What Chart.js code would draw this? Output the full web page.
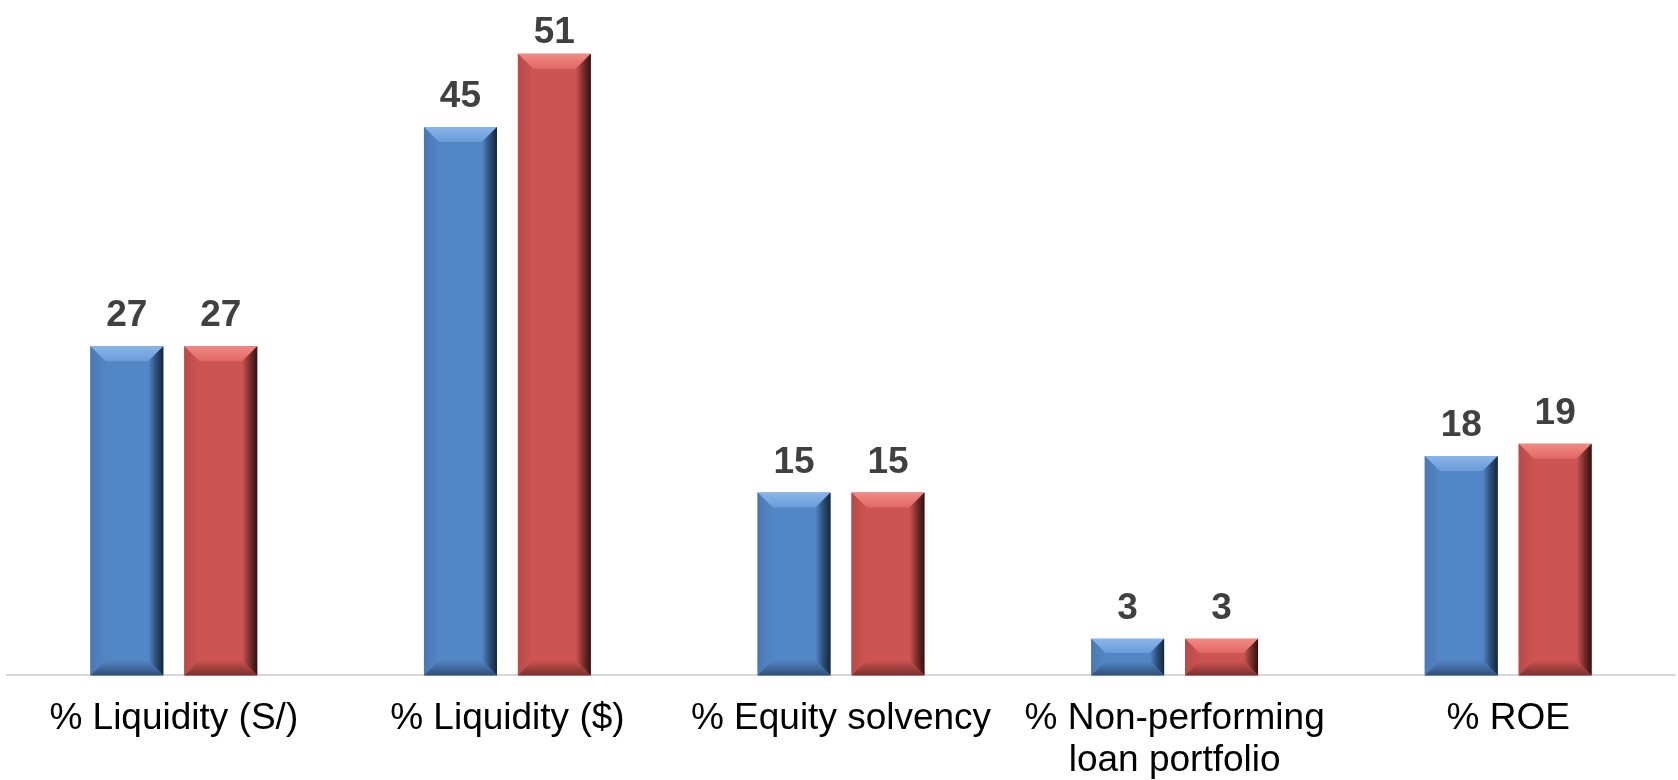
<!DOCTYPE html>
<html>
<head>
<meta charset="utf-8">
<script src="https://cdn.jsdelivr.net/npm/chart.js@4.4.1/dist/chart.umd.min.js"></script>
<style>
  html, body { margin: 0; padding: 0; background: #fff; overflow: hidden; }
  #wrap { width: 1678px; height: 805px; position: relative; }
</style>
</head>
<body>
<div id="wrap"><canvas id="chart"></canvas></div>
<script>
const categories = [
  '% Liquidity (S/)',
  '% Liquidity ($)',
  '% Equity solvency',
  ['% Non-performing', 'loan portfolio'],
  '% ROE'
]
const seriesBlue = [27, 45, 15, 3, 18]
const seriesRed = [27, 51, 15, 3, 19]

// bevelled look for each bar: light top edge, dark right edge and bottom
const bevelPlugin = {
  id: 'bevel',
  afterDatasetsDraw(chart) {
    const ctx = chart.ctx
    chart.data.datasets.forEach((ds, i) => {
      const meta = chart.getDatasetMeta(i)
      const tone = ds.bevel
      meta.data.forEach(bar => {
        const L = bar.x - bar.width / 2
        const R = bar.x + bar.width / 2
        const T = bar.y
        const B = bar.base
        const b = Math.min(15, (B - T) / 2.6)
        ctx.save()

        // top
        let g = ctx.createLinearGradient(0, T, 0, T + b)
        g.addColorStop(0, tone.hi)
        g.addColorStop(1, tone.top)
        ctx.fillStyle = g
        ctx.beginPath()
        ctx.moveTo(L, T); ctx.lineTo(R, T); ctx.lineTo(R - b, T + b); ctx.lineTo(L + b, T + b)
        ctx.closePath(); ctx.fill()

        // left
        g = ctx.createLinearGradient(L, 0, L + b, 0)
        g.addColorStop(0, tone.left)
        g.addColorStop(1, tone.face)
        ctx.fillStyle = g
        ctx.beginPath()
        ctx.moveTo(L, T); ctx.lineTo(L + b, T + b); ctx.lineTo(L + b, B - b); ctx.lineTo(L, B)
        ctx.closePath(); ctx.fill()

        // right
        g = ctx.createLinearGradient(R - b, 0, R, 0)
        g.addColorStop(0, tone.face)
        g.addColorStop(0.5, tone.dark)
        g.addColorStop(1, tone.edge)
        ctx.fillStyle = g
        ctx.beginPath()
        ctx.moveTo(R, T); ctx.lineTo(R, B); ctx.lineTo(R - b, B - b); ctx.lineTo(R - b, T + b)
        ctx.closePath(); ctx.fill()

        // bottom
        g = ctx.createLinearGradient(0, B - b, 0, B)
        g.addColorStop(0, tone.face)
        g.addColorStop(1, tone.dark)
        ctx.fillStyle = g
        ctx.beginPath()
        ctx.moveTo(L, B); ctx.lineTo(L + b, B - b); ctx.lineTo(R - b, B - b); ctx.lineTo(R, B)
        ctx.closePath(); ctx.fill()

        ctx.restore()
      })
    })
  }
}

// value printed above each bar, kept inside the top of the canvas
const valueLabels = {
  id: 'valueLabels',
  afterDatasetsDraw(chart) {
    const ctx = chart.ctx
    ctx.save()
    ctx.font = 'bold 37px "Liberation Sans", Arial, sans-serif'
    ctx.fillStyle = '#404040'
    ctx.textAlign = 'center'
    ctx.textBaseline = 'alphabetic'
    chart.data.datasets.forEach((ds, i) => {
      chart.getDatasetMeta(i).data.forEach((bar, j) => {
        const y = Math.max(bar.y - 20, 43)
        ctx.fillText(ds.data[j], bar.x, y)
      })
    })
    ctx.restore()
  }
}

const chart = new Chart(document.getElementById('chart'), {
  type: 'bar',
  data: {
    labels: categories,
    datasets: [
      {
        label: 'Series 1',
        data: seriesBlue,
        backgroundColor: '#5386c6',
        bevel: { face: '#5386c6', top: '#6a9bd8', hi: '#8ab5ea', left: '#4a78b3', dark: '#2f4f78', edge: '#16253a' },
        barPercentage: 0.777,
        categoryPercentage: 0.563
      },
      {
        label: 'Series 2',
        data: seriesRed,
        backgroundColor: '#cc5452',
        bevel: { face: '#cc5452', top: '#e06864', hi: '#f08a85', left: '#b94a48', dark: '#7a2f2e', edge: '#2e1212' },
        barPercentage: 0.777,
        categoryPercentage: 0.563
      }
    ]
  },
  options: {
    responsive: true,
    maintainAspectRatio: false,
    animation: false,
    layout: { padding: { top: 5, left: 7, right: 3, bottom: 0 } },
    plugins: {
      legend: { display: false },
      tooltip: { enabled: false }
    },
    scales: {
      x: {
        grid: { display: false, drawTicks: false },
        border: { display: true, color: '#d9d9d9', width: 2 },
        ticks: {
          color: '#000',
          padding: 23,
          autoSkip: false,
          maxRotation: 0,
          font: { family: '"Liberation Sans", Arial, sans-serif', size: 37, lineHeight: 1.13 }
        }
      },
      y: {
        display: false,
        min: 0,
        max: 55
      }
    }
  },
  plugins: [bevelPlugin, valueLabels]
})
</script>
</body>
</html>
* * * * *
**Requirement**
Reproduce the data above word for word from its first line through the line that holds "const seriesRed = [27, 51, 15, 3, 19]", both ends included; skip pictures.

**Output**
What Chart.js code would draw this? Output the full web page.
<!DOCTYPE html>
<html>
<head>
<meta charset="utf-8">
<script src="https://cdn.jsdelivr.net/npm/chart.js@4.4.1/dist/chart.umd.min.js"></script>
<style>
  html, body { margin: 0; padding: 0; background: #fff; overflow: hidden; }
  #wrap { width: 1678px; height: 805px; position: relative; }
</style>
</head>
<body>
<div id="wrap"><canvas id="chart"></canvas></div>
<script>
const categories = [
  '% Liquidity (S/)',
  '% Liquidity ($)',
  '% Equity solvency',
  ['% Non-performing', 'loan portfolio'],
  '% ROE'
]
const seriesBlue = [27, 45, 15, 3, 18]
const seriesRed = [27, 51, 15, 3, 19]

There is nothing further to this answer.